At the same time development of floating wind offshore Norway continues to drag, to the extent that first power from offshore licenses might not reach shore before 2030. This is hard to comprehend when the first wind farm license was given for Havsul outside the northwest coast of Norway as early as 2008.
Floating offshore wind is an excellent means of electrifying platforms instead of drawing power from the onshore grid, and the sector represents a great opportunity to accelerate the larger floating wind developments and related industries in Norway. Smaller-scale fast-track projects should be possible in the very well-known waters around the NCS’ oil & gas platforms, which come equipped with infrastructure and logistic support.
The Hywind Tampen development, the 95MW spar-based floating wind array being installed in the North Sea by Equinor to supply one-third of the power demand of its Snorre-Gullfaks complex, will enter the annals as the first such project but much larger developments are on the horizon.
By increasing the size of future floating wind farms, the fleet could supply power to shore in addition to electrifying operational oil & gas platforms. The variable wind power from offshore combines very well with the hydropower delivered from Norway for efficient power utilisation and supply to the Norwegian as well as European grid.

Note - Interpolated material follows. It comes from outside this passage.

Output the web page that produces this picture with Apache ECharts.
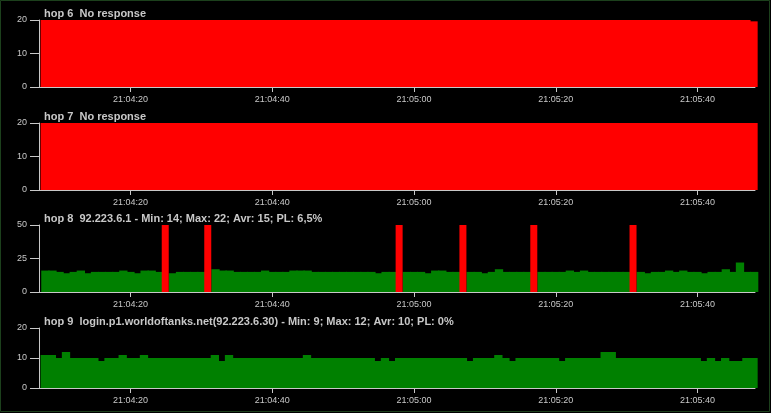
<!DOCTYPE html>
<html><head><meta charset="utf-8">
<script src="https://cdn.jsdelivr.net/npm/echarts@6/dist/echarts.min.js"></script>
<style>html,body{margin:0;padding:0;background:#000;}#c{width:771px;height:413px;}</style>
</head><body><div id="c"></div>
<script>
// ---- data ----
const panelTitles = [
  'hop 6  No response',
  'hop 7  No response',
  'hop 8  92.223.6.1 - Min: 14; Max: 22; Avr: 15; PL: 6,5%',
  'hop 9  login.p1.worldoftanks.net(92.223.6.30) - Min: 9; Max: 12; Avr: 10; PL: 0%'
];
// x axis in seconds after 21:04:00
const tickSeconds = [20, 40, 60, 80, 100];
const tickLabels = ['21:04:20', '21:04:40', '21:05:00', '21:05:20', '21:05:40'];
const firstSampleSec = 7.9; // one sample per second
const yMaxes = [20, 20, 50, 20];
const ySteps = [10, 10, 25, 10];

const hop6 = [
  20,20,20,20,20,20,20,20,20,20,
  20,20,20,20,20,20,20,20,20,20,
  20,20,20,20,20,20,20,20,20,20,
  20,20,20,20,20,20,20,20,20,20,
  20,20,20,20,20,20,20,20,20,20,
  20,20,20,20,20,20,20,20,20,20,
  20,20,20,20,20,20,20,20,20,20,
  20,20,20,20,20,20,20,20,20,20,
  20,20,20,20,20,20,20,20,20,20,
  20,20,20,20,20,20,20,20,20,20,
  19.6
];
const hop7 = [
  20,20,20,20,20,20,20,20,20,20,
  20,20,20,20,20,20,20,20,20,20,
  20,20,20,20,20,20,20,20,20,20,
  20,20,20,20,20,20,20,20,20,20,
  20,20,20,20,20,20,20,20,20,20,
  20,20,20,20,20,20,20,20,20,20,
  20,20,20,20,20,20,20,20,20,20,
  20,20,20,20,20,20,20,20,20,20,
  20,20,20,20,20,20,20,20,20,20,
  20,20,20,20,20,20,20,20,20,20,
  20
];
const hop8 = [
  16,16,15,14,15,16,14,15,15,15,
  15,16,15,14,16,16,15,null,14,15,
  15,15,15,null,17,16,16,15,15,15,
  15,16,15,15,15,16,16,16,15,15,
  15,15,15,15,15,15,15,14,15,15,
  null,15,15,15,14,16,16,15,15,null,
  15,15,14,15,17,15,15,15,15,null,
  15,15,15,15,16,15,16,15,15,15,
  15,15,15,null,15,14,15,15,16,15,
  16,15,15,14,15,15,17,15,22,15,
  15
];
const hop8Lost = [17, 23, 50, 59, 69, 83];
const hop9 = [
  11,11,10,12,10,10,10,10,9,10,
  10,11,10,10,11,10,10,10,10,10,
  10,10,10,10,11,9,11,10,10,10,
  10,10,10,10,10,10,10,11,10,10,
  10,10,10,10,10,10,10,9,10,9,
  10,10,10,10,10,10,10,10,10,10,
  9,10,10,10,11,10,9,10,10,10,
  10,10,10,9,10,10,10,10,10,12,
  12,10,10,10,10,10,10,10,10,10,
  10,10,10,9,10,9,10,9,9,10,
  10
];

// ---- layout / style ----
const gridTops = [20, 123, 225, 328];
const gridHeights = [67, 67, 67, 60];
const titleTops = [8, 111, 213, 316];
const textColor = '#c8c8c8';
const RED = '#ff0000', GREEN = '#008000';

const times = hop6.map((_, i) => firstSampleSec + i);
const pairs = vals => vals.map((v, i) => [times[i], v]);

const grids = [], xAxes = [], yAxes = [], titles = [];
for (let k = 0; k < 4; k++) {
  grids.push({left: 39, width: 716, top: gridTops[k], height: gridHeights[k], containLabel: false});
  xAxes.push({
    type: 'value', gridIndex: k, min: 7.09, max: 108.11,
    axisLine: {show: true, onZero: false, lineStyle: {color: textColor, width: 1}},
    axisTick: {show: true, length: 5, lineStyle: {color: textColor}, customValues: tickSeconds},
    axisLabel: {show: true, customValues: tickSeconds, color: textColor, fontSize: 9,
      fontFamily: 'Liberation Sans', margin: 8,
      formatter: v => tickLabels[tickSeconds.indexOf(v)] || ''},
    splitLine: {show: false}
  });
  yAxes.push({
    type: 'value', gridIndex: k, min: 0, max: yMaxes[k], interval: ySteps[k],
    axisLine: {show: true, lineStyle: {color: textColor, width: 1}},
    axisTick: {show: true, length: 9, lineStyle: {color: textColor}},
    axisLabel: {color: textColor, fontSize: 9, fontFamily: 'Liberation Sans', margin: 12},
    splitLine: {show: false}
  });
  titles.push({
    text: panelTitles[k], left: 44, top: titleTops[k], padding: 0,
    textStyle: {color: textColor, fontSize: 11, fontWeight: 'bold', fontFamily: 'Liberation Sans'}
  });
}

const barBase = {type: 'bar', barWidth: 8.3, barGap: '-100%', silent: true, animation: false};
const lostData = hop8Lost.map(i => [times[i], yMaxes[2]]);

const option = {
  backgroundColor: '#000',
  animation: false,
  title: titles,
  grid: grids,
  xAxis: xAxes,
  yAxis: yAxes,
  series: [
    Object.assign({}, barBase, {xAxisIndex: 0, yAxisIndex: 0, data: pairs(hop6), itemStyle: {color: RED}}),
    Object.assign({}, barBase, {xAxisIndex: 1, yAxisIndex: 1, data: pairs(hop7), itemStyle: {color: RED}}),
    Object.assign({}, barBase, {xAxisIndex: 2, yAxisIndex: 2, data: pairs(hop8), itemStyle: {color: GREEN}}),
    Object.assign({}, barBase, {xAxisIndex: 2, yAxisIndex: 2, data: lostData, itemStyle: {color: RED}, barWidth: 7, z: 3}),
    Object.assign({}, barBase, {xAxisIndex: 3, yAxisIndex: 3, data: pairs(hop9), itemStyle: {color: GREEN}})
  ],
  graphic: [{
    type: 'rect', silent: true, z: 100,
    shape: {x: 0.5, y: 0.5, width: 769, height: 411},
    style: {fill: 'none', stroke: '#1c401c', lineWidth: 1}
  }]
};

const chart = echarts.init(document.getElementById('c'), null, {renderer: 'canvas'});
chart.setOption(option);
</script>
</body></html>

Power can also be reversed to ensure continued electrification of a platform independent of wind conditions, and this way would simplify operations by eliminating back-up systems like gas turbine generators, batteries and so on.
Equinor’s planned 1GW Trollvind megaproject could be the first to use this set-up, but several other developments should also be viable for this model of operation. Those platforms already electrified from shore could also be considered to host a floating wind farm’s incoming power production, with the power line already linked to onshore grid, thereby avoiding lengthy environmental studies and assessments and large investments for new export cables.
All that said, BW Offshore and the wider BW Group believe it is very important to start the smaller projects as soon as possible to gain experience technically and operationally, as well as developing the supplier and service industry.
Together with Fram Green Technology and the Grieg Group we are working to make floating wind powered oil & gas platforms economically commercially viable within a much shorter timeframe than the present Norwegian policy plans. Now is the time for sector to fully grasp this historical opportunity.